With the upcoming changes to cred weighting, many devs are riled about the limitations of the props/did-a-thing solutions. At risk of getting ahead of ourselves with the Creditor Design Sprint only weeks away, and hopefully in service to that process, I want to start an “idea soup” thread for imagining how the discord plugin props/did-a-thing solutions could be different. I request that we stay high-level and accessible. I have 2 ideas to put in the soup:
1) Weight Confidence
Currently, a post’s weight is a sum of emojis, which creates strange UX where I might see a post I think is super valuable, but decide not to add an emoji because it already has plenty of emojis that seems like a fair evaluation. This also causes popularity effects, where posts from more popular people are likely to get more cred than a post of equal value from less-popular people.

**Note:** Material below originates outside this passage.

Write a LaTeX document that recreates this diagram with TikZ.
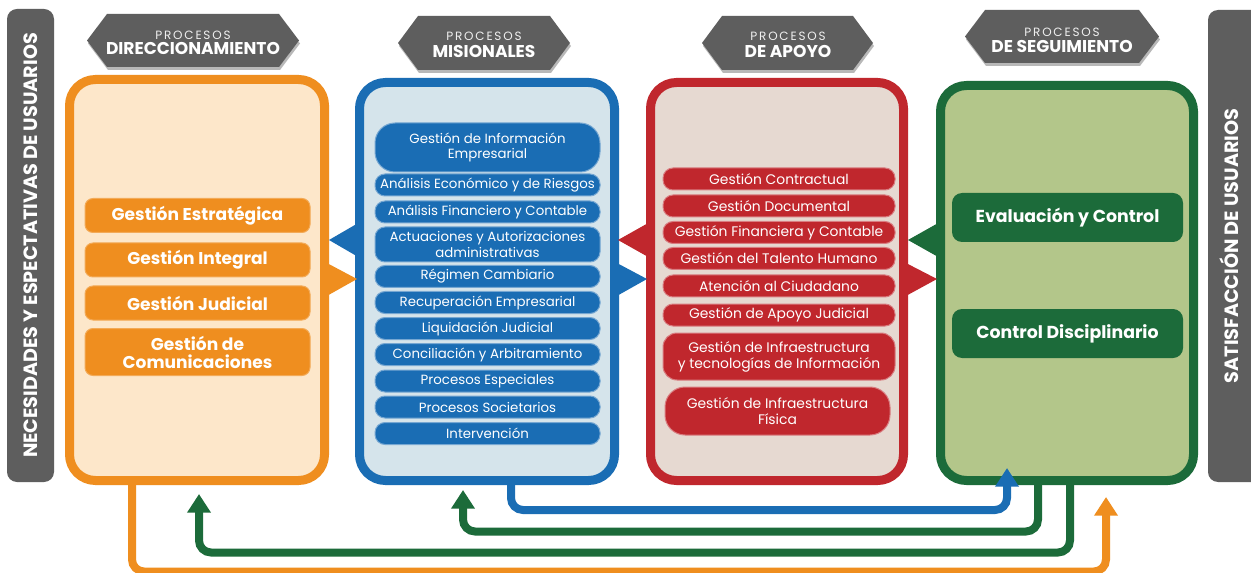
\documentclass[tikz,border=0pt]{standalone}
\usepackage{fontspec}
\setmainfont{Poppins}
\usetikzlibrary{arrows.meta}
\newdimen\px \px=0.75pt
\definecolor{cor}{HTML}{EF8E1F}
\definecolor{corl}{HTML}{FDE7CA}
\definecolor{cbl}{HTML}{1A6DB4}
\definecolor{cbll}{HTML}{D5E4EB}
\definecolor{cre}{HTML}{C0272D}
\definecolor{crel}{HTML}{E6D9D1}
\definecolor{cgr}{HTML}{1C6B3A}
\definecolor{cgrl}{HTML}{B3C68A}
\definecolor{cgray}{HTML}{5E5E5E}
\tikzset{
 colbox/.style={line width=9\px, rounded corners=26\px, inner sep=0pt},
 itm/.style={inner sep=0pt, align=center, text=white, line width=1\px},
 oitm/.style={itm, fill=cor, draw=cor!75!white, rounded corners=8\px, font=\bfseries\fontsize{12.8}{13.5}\selectfont, minimum width=225\px},
 bitm/.style={itm, fill=cbl, draw=cbl!60!white, rounded corners=10\px, font=\fontsize{10}{11.5}\selectfont, minimum width=225\px, minimum height=22\px},
 ritm/.style={itm, fill=cre, draw=cre!60!white, rounded corners=10\px, font=\fontsize{10.4}{12}\selectfont, minimum width=232\px, minimum height=22\px},
 gitm/.style={itm, fill=cgr, rounded corners=10\px, font=\bfseries\fontsize{13}{14}\selectfont, minimum width=231\px, minimum height=49\px},
 hsmall/.style={text=white!88!gray, font=\fontsize{9}{10}\selectfont\addfontfeature{LetterSpace=15}, inner sep=0pt},
 hbig/.style={text=white, font=\bfseries\fontsize{12.8}{14}\selectfont, inner sep=0pt},
 sidebar/.style={fill=cgray, rounded corners=10\px, inner sep=0pt},
 sidetext/.style={rotate=90, text=white, font=\bfseries\fontsize{14.4}{16}\selectfont, inner sep=0pt},
 conn/.style={line width=6pt, rounded corners=12\px, -{Triangle[width=17pt,length=14pt]}}
}
\newcommand\hexhdr[4]{%
 \fill[black,opacity=.28] ({#1+1},{(#3+#4)/2+3}) -- ({#1+21},{#3+3}) -- ({#2-19},{#3+3}) -- ({#2+1},{(#3+#4)/2+3}) -- ({#2-19},{#4+3}) -- ({#1+21},{#4+3}) -- cycle;
 \fill[cgray] (#1,{(#3+#4)/2}) -- ({#1+20},#3) -- ({#2-20},#3) -- (#2,{(#3+#4)/2}) -- ({#2-20},#4) -- ({#1+20},#4) -- cycle;}
\begin{document}
\begin{tikzpicture}[x=0.75pt,y=-0.75pt]
\useasboundingbox[fill=white] (0,0) rectangle (1251,573);

% side bars
\node[sidebar, minimum width=47\px, minimum height=473\px] (lb) at (30.5,245.5) {};
\node[sidetext] (lbt) at (lb) {NECESIDADES Y ESPECTATIVAS DE USUARIOS};
\node[sidebar, minimum width=54\px, minimum height=472\px] (rb) at (1235,246) {};
\node[sidetext] (rbt) at (1229,246) {SATISFACCIÓN DE USUARIOS};

% headers
\hexhdr{87}{299}{14}{67}
\node[hsmall] (h1a) at (193,35) {PROCESOS};
\node[hbig] (h1b) at (193,48.5) {DIRECCIONAMIENTO};
\hexhdr{398}{570}{16}{70}
\node[hsmall] (h2a) at (484,36) {PROCESOS};
\node[hbig] (h2b) at (484,51) {MISIONALES};
\hexhdr{702}{873}{16}{70}
\node[hsmall] (h3a) at (788,36) {PROCESOS};
\node[hbig] (h3b) at (788,51) {DE APOYO};
\hexhdr{965}{1159}{10}{63}
\node[hsmall] (h4a) at (1062,32) {PROCESOS};
\node[hbig] (h4b) at (1062,46.5) {DE SEGUIMIENTO};

% columns
\node[colbox, draw=cor, fill=corl, minimum width=255\px, minimum height=401\px] (colO) at (197,280) {};
\node[colbox, draw=cbl, fill=cbll, minimum width=255\px, minimum height=398\px] (colB) at (487,281.5) {};
\node[colbox, draw=cre, fill=crel, minimum width=253\px, minimum height=398\px] (colR) at (777,281.5) {};
\node[colbox, draw=cgr, fill=cgrl, minimum width=253\px, minimum height=395\px] (colG) at (1067,283) {};

% arrow wedges between columns
\fill[cbl] (360,222) -- (360,258) -- (329,240) -- cycle;
\fill[cor] (325,262) -- (325,297) -- (357,279) -- cycle;
\fill[cre] (650,222) -- (650,258) -- (618,240) -- cycle;
\fill[cbl] (615,262) -- (615,297) -- (647,279) -- cycle;
\fill[cgr] (940,222) -- (940,258) -- (908,240) -- cycle;
\fill[cre] (904,262) -- (904,297) -- (937,279) -- cycle;

% orange items
\node[oitm, minimum height=34\px] (o1) at (197.5,215.5) {Gestión Estratégica};
\node[oitm, minimum height=34\px] (o2) at (197.5,260) {Gestión Integral};
\node[oitm, minimum height=34\px] (o3) at (197.5,303) {Gestión Judicial};
\node[oitm, minimum height=47\px] (o4) at (197.5,352) {Gestión de\\Comunicaciones};

% blue items
\node[bitm, rounded corners=20\px, minimum height=49\px] (b1) at (487.5,147.5) {Gestión de Información\\Empresarial};
\node[bitm] (b2) at (487.5,185) {Análisis Económico y de Riesgos};
\node[bitm] (b3) at (487.5,212) {Análisis Financiero y Contable};
\node[bitm, minimum height=35\px] (b4) at (487.5,244.5) {Actuaciones y Autorizaciones\\administrativas};
\node[bitm] (b5) at (487.5,276.5) {Régimen Cambiario};
\node[bitm] (b6) at (487.5,302.5) {Recuperación Empresarial};
\node[bitm] (b7) at (487.5,328.5) {Liquidación Judicial};
\node[bitm] (b8) at (487.5,354.5) {Conciliación y Arbitramiento};
\node[bitm] (b9) at (487.5,381) {Procesos Especiales};
\node[bitm] (b10) at (487.5,407) {Procesos Societarios};
\node[bitm] (b11) at (487.5,433.5) {Intervención};

% red items
\node[ritm] (r1) at (779,179) {Gestión Contractual};
\node[ritm] (r2) at (779,206) {Gestión Documental};
\node[ritm] (r3) at (779,232.5) {Gestión Financiera y Contable};
\node[ritm] (r4) at (779,258.5) {Gestión del Talento Humano};
\node[ritm] (r5) at (779,286) {Atención al Ciudadano};
\node[ritm] (r6) at (779,315) {Gestión de Apoyo Judicial};
\node[ritm, minimum height=47\px, rounded corners=14\px] (r7) at (779,356.5) {Gestión de Infraestructura\\y tecnologías de Información};
\node[ritm, minimum width=225\px, minimum height=48\px, rounded corners=20\px] (r8) at (777.5,411) {Gestión de Infraestructura\\Física};

% green items
\node[gitm] (g1) at (1067.5,217.5) {Evaluación y Control};
\node[gitm] (g2) at (1067.5,333.5) {Control Disciplinario};

% bottom connectors
\coordinate (oE) at (1106,497);
\coordinate (gE1) at (199,494);
\coordinate (gE2) at (463,490);
\coordinate (bE) at (1007,468);
\draw[conn, cor] ([xshift=-65\px]colO.south) -- ++(0,86.5) -| (oE);
\draw[conn, cgr] ([xshift=3\px]colG.south) -- ++(0,67.5) -| (gE1);
\draw[conn, cgr] ([xshift=-29\px]colG.south) -- ++(0,46.5) -| (gE2);
\draw[conn, cbl] ([xshift=24\px]colB.south) -- ++(0,25) -| (bE);
\end{tikzpicture}
\end{document}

We could instead imagine a plugin where emojis contribute to a “confidence score” for different valuations. Emojis indicate a value estimate, but reactor role and emoji count contribute to a confidence estimate instead of a value estimate. Example A: 1 person uses a “super valuable” emoji, and 10 people use a “somewhat valuable” emoji, and so the system resolves on a slightly-more-than “somewhat valuable” weighting. Example B: 1 person uses a “super valuable” emoji, no one else reacts. The system resolves on “somewhat valuable” because of the low confidence score.
2) Category emojis
We could implement a cultural tool of categorizing contributions with emojis ( for dev work,
for care work). This could be paired with tech tools like cred minting budgets per category, or weights per category. This would also help us build reporting tools that could give us insight into how much of our overall resources goes to different categories, or how much contributors in different categories are getting compensated.